§ **GIVEN REQUEST**
Skip all pictures, then copy the lines from the start of the data through the line with "Chart.register(...registerables);", keeping both ends.

§ **GIVEN INFORMATION**
* Start *

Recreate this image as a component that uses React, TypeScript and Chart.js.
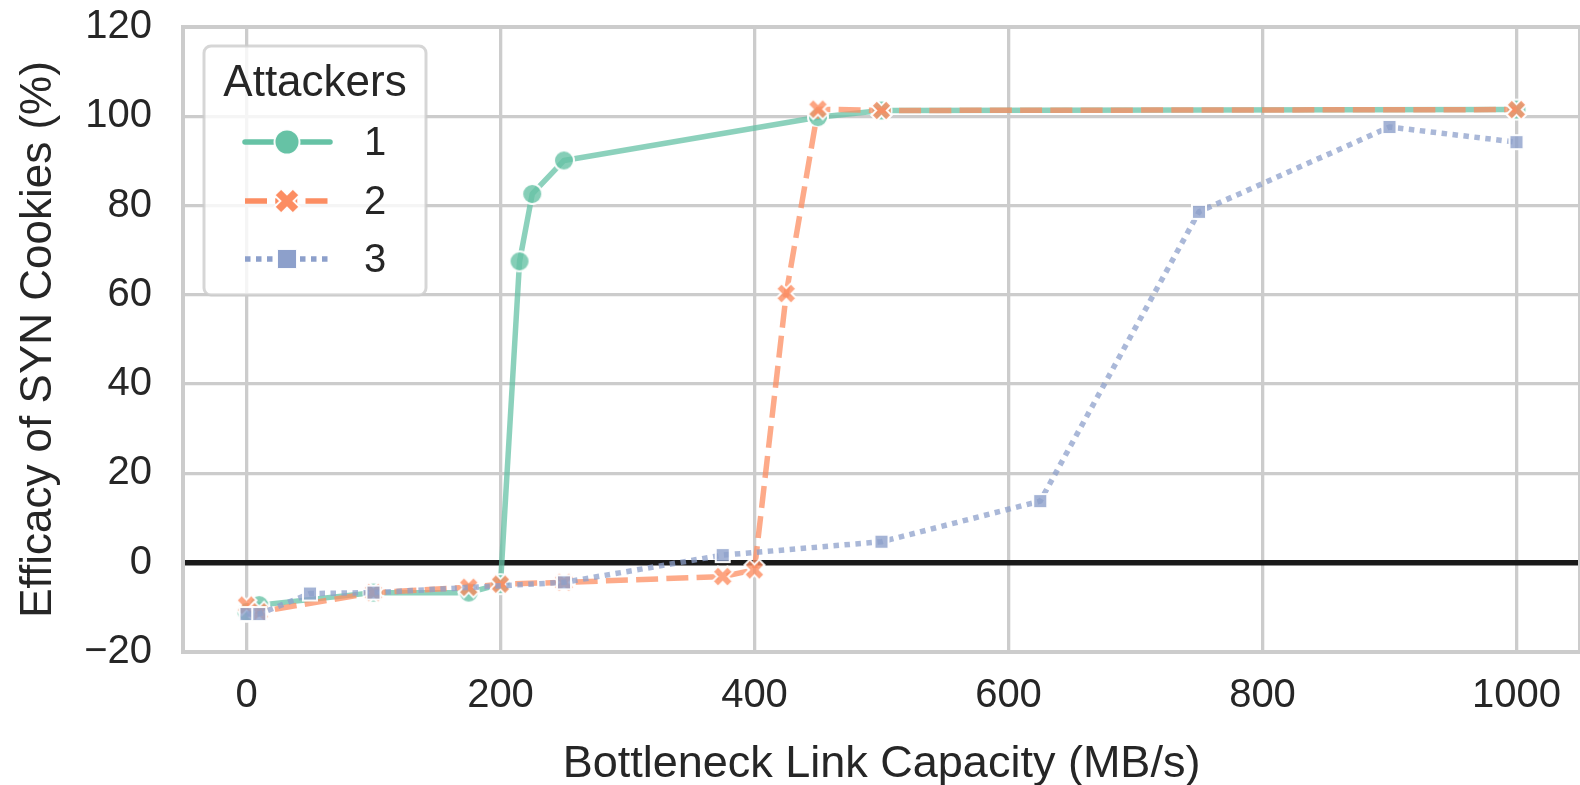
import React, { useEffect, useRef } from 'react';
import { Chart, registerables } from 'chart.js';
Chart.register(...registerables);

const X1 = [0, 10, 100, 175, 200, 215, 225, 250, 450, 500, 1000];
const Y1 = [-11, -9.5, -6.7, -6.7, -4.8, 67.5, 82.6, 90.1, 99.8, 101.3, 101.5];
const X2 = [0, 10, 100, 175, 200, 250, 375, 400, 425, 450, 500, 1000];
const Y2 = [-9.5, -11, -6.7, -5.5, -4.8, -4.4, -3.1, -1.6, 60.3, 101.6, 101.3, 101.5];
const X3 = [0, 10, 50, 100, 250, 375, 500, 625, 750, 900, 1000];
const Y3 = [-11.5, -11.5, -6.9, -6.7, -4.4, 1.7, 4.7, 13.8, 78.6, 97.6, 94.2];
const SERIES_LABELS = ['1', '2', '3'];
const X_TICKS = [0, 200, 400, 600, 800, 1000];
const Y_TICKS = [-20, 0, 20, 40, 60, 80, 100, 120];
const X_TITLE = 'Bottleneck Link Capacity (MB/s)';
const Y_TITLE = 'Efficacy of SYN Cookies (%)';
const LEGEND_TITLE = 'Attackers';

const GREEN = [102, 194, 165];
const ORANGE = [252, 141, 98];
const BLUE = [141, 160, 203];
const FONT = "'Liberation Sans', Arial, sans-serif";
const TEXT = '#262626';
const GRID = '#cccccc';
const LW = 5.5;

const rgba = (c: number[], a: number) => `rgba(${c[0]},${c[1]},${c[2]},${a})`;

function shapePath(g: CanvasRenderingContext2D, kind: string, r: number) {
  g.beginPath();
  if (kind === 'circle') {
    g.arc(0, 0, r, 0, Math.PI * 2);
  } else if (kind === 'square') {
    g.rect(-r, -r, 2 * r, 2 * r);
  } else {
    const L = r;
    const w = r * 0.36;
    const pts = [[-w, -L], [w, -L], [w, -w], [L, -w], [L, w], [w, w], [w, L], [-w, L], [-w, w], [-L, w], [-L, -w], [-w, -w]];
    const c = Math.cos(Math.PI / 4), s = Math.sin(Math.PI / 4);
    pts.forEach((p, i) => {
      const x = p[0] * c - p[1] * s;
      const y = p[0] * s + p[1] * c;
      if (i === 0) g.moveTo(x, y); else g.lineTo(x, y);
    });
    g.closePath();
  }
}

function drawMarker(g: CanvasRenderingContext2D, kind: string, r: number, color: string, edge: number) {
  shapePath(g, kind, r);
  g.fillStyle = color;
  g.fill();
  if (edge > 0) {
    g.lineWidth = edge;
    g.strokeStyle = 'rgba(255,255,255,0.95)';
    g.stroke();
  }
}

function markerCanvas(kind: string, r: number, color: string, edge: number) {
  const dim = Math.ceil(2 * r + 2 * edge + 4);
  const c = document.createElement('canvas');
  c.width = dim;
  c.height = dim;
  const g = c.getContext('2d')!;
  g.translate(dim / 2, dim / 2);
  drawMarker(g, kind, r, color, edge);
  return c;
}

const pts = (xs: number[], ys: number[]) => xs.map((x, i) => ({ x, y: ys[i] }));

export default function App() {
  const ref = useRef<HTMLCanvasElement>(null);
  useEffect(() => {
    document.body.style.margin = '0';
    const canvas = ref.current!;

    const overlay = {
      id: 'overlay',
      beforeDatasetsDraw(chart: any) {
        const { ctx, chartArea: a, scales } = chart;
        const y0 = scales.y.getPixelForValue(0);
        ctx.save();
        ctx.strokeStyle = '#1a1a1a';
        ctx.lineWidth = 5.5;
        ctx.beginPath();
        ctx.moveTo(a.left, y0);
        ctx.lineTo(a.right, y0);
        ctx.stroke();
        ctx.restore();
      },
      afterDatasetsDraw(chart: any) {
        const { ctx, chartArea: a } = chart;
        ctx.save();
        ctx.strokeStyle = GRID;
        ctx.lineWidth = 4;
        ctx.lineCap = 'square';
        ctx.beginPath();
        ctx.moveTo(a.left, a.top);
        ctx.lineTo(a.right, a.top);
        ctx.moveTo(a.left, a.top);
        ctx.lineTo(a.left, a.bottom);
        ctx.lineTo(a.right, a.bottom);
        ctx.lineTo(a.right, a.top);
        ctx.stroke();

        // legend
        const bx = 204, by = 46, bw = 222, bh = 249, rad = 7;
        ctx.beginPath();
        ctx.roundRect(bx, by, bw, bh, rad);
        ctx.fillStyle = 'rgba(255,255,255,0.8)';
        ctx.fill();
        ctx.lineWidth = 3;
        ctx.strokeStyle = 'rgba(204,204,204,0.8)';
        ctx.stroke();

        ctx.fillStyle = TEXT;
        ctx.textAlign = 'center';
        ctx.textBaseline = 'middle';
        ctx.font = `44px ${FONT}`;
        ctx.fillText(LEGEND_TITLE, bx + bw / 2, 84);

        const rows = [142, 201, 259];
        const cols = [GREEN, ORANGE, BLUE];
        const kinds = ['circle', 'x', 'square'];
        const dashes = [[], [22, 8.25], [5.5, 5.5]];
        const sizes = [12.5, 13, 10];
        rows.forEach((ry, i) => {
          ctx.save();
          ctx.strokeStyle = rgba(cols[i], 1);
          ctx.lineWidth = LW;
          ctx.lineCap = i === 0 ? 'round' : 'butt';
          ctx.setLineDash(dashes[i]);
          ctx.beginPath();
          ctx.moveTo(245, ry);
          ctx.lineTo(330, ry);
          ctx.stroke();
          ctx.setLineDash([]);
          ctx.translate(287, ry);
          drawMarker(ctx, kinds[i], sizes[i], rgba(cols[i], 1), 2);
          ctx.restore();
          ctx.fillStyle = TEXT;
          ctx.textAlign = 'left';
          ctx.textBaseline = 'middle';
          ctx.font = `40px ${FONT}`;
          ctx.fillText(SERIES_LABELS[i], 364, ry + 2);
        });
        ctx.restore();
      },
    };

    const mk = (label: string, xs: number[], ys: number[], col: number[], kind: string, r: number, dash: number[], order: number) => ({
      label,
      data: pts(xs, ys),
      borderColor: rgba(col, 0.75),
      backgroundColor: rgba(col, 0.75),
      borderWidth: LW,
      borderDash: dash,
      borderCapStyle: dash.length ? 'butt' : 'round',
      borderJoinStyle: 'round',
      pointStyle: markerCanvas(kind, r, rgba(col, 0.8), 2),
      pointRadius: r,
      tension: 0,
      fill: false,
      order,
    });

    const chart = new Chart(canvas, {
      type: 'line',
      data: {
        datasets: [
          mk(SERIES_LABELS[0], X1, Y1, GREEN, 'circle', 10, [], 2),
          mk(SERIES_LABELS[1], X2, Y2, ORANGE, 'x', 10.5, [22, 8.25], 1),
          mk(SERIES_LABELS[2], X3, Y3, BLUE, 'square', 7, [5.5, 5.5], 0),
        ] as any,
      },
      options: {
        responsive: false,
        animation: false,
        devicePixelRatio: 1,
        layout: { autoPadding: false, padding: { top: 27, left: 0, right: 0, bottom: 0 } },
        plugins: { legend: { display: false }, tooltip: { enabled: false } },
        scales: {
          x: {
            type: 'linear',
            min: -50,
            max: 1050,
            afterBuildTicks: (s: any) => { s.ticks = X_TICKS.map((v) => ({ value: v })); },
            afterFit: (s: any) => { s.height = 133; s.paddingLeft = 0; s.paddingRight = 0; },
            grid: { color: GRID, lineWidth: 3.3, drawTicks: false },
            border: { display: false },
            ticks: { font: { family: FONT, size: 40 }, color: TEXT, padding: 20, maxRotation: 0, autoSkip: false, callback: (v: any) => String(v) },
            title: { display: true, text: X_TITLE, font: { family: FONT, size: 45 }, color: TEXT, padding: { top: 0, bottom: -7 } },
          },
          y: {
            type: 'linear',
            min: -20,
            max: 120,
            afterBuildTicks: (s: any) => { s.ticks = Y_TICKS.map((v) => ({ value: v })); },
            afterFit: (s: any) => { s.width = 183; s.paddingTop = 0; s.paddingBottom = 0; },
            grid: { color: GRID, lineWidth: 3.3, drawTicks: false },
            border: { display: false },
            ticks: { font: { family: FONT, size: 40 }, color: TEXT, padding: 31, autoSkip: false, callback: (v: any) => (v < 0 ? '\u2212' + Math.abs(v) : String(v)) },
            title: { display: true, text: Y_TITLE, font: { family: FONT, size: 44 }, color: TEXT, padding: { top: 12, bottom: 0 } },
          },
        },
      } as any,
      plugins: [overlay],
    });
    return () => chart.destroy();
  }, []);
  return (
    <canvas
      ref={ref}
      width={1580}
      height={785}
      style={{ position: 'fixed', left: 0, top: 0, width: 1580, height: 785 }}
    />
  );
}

* End *

§ **RESPONSE**
Recreate this image as a component that uses React, TypeScript and Chart.js.
import React, { useEffect, useRef } from 'react';
import { Chart, registerables } from 'chart.js';
Chart.register(...registerables);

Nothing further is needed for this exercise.